Mas a história é substancialmente diferente da história do Matos Gomes.

O Villalobos, também por ser da Força Aérea, não pertenceu ao Movimento dos Capitães. A sua participação é posterior ao 25 de Abril, quando foi nomeado (e depois eleito) para representar a Força Aérea no Gabinete do MFA que se constituiu em Angola. Ele explica todas as circunstâncias na sua entrevista.

Este Gabinete do MFA em Angola é muito surpreendente. Integrava seis oficiais do MFA, sendo dois do Exército, dois da Marinha e dois da Força Aérea! Julgo que será um caso único!
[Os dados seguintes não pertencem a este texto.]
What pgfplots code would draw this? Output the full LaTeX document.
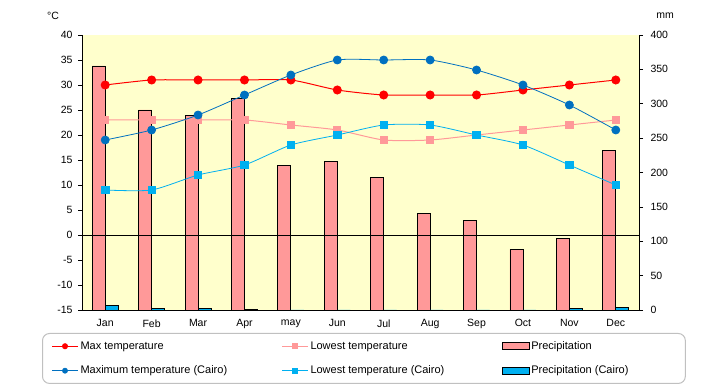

Em Moçambique, a primeira comissão, logo a seguir ao 25 de Abril, vinha do movimento dos capitães, que era aberta a elementos dos outros Ramos, mas que nunca integraram a comissão. Quando foram constituídos os órgãos do MFA, ficou o Gabinete junto do CC, com três oficiais do Exército, um da Marinha e um da Força Aérea, e a Comissão junto do GG, com quatro oficiais do Exército (um miliciano), um da Marinha e um da Força Aérea.

Na Guiné, a Comissão Coordenadora ficou constituída pela paridade de 5+4+4, sendo o núcleo permanente de 2+1+1.

O Villalobos fala da sua relação com o MFA, da génese e estruturação do MFA em Angola, do impacto do 25 de Abril no território, do relacionamento e contactos com os movimentos nacionalistas e também das conversações prévias e dos acordos. Aproveita para ir fazendo uma história das dificuldades, das incongruências, do confronto de projetos, do comportamento das pessoas e dos comandantes, das fases do processo de transferência de soberania em Angola, pelo menos até ao seu regresso a Portugal, em fins de Junho de 1975, mais de um ano depois do fim da sua comissão.

O Villalobos tem uma visão muito lúcida sobre a situação, descrevendo um quadro muito próximo daquilo que foram os tremendos desafios que se colocaram ao MFA de Angola.

Acho que precisamos de mais testemunhos deste processo.

Finalmente o Nuno Lousada fala de Moçambique. A sua entrevista concentra-se no conhecido episódio de Lusaca, onde ele ficou depois das negociações, enquanto em Lourenço Marques, um grupo de brancos extremistas e irresponsáveis agia contra a nova realidade numa ação que podemos classificar de “crime sem perdão”.

É pena que o Nuno Lousada não tivesse querido abordar outras questões que lhe foram colocadas e limitasse a entrevista a esse episódio. Paciência! Pode ser que surjam ainda outros testemunhos, no âmbito deste projeto. Eu próprio já fui entrevistado e espero que outros protagonistas o tenham sido ou venham a ser.

Voltando ao livro que aqui apresentamos, vem, depois das entrevistas, uma cronologia comparada dos vários processos, tentativa que me parece inédita e que resulta muito elucidativa. Julgo que carece de novos factos, mas esta primeira versão transmite já uma interessante possibilidade de acompanhar os acontecimentos em cada um dos territórios em estudo, assim como em Portugal.

Na última parte, os autores fazem uma síntese dos contributos de cada um dos entrevistados para o conhecimento dos processos de independência, muito útil para melhor conhecermos quem eles são e o que fizeram.